Bouyancy means minimal pressure on joints, and water pro-vides full-body resistance. Despite all the benefits, particularly for women—it’s frequently recommended for pregnant women—sport swimming remains inaccessible for many. Lately the swim industry has stepped up its PR, but inclusion may not be the first item on the agenda. In a 2013 Sports & Fitness Industry Association report that ranked 24 team sports by participation, swimming ranked 17th. Worried by this and other indications that swimming is overlooked by parents when they sign up children for sports, swim-industry leaders have been busy launching new campaigns.

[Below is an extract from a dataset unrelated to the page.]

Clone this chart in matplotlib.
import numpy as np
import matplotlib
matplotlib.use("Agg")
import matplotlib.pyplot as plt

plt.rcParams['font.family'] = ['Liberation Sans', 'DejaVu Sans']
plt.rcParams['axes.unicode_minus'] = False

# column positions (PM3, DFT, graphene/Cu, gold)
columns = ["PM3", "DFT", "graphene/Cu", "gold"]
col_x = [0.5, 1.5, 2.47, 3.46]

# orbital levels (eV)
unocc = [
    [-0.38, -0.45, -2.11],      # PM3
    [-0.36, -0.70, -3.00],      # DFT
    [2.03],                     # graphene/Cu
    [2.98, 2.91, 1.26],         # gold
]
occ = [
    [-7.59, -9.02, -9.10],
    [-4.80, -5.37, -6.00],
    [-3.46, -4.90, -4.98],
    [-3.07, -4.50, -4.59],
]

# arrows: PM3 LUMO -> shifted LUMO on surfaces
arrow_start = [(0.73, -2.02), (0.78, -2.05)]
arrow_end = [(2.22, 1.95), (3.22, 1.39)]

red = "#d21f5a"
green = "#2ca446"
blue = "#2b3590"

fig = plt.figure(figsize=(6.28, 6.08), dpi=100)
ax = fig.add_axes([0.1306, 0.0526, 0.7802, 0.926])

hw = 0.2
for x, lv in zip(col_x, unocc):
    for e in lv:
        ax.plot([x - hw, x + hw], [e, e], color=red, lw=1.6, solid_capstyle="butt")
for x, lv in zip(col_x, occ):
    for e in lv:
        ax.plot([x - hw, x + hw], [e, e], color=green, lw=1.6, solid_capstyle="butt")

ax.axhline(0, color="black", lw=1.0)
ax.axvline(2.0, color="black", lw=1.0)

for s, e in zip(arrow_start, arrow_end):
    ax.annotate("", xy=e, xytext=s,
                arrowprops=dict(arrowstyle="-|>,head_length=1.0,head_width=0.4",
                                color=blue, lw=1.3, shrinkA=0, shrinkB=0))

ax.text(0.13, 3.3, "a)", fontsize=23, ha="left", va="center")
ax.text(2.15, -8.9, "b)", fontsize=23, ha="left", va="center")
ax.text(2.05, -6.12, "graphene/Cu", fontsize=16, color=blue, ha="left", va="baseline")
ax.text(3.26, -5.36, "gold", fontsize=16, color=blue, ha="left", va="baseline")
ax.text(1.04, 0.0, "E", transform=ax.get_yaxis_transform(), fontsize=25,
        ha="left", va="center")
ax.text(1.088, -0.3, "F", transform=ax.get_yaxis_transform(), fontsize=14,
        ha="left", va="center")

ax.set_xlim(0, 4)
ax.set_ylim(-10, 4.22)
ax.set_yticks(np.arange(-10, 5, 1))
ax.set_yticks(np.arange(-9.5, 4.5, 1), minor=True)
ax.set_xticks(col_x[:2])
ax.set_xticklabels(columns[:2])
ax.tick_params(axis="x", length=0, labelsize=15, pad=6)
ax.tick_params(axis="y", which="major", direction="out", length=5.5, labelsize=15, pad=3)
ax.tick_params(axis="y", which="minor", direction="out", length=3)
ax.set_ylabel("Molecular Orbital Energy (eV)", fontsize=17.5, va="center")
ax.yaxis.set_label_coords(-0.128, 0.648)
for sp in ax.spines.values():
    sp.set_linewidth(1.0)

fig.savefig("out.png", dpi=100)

Speedo recently released a slickly produced mini-documentary series on social media, “Fueled by Water.” The lush footage is seductive, and the scope of narratives is impressive: A diverse cast of 33 includes an African American woman triathlete and female water-polo players. Still, it’s mainly those already in the swim who will enter the “send us your story” contest or tweet the hashtag. Aimed more widely was the 2014 Swim Today campaign, including broadcast psas and posters—swag for swim clubs across the country—from an unprecedented collaboration between USA Swimming, Arena, Speedo, TYR, and others. The ads engage in token diversity and send a muddled message. In the PSA “The Walk,” a white boy exits the lap pool as a multiracial group of kids applaud him from nearby bleachers. The camera lingers on one blond girl smiling at him as he points toward her in a cool, “Here’s looking at you, kid” acknowledgment; then he high-fives another white boy. Given that swimming is a vital exercise and skill, surely campaigns can do better than suggest that swimming is cool because it gets you chicks.

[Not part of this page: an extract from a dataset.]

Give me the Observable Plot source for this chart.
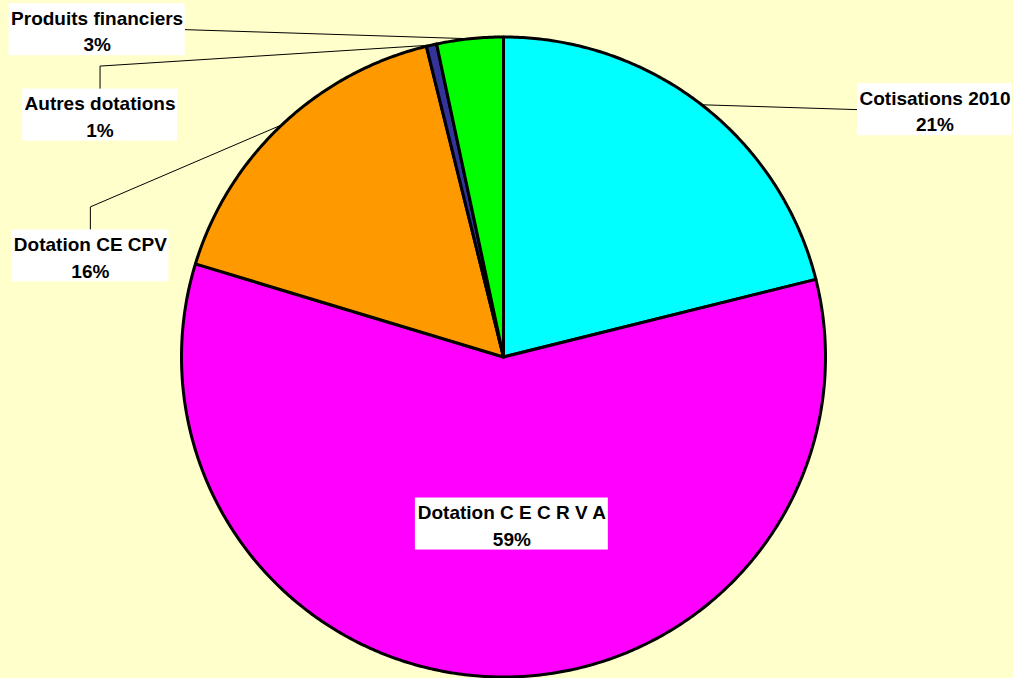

We can only hope for a future in which all women swimmers are accorded the respect Diana Nyad has achieved. Challenging publicly perceived limits of what women’s bodies can do, Nyad was 64 when she swam from Cuba to Florida in 2013, becoming the first person to do so without a shark cage. As a longtime sports journalist and openly gay feminist, she’s in control of her own media: She was extensively profiled in the New Yorker and the New York Times Magazine, in addition to being on The Oprah Winfrey Show. Photos showed her swollen lips and, in past swims, we’ve seen welts from jellyfish; her marathon swimming takes the sports conversation to another level—where the discussion is about pushing mental and human boundaries. Advocating for diversity is crucial, and swim campaigns might remember Adeline Trapp’s words: “One feels after [a long swim] as if one could do anything. One has conquered an unfamiliar element—why, there is nothing one wouldn’t be equal to…. A girl—every girl—ought to know how to swim.”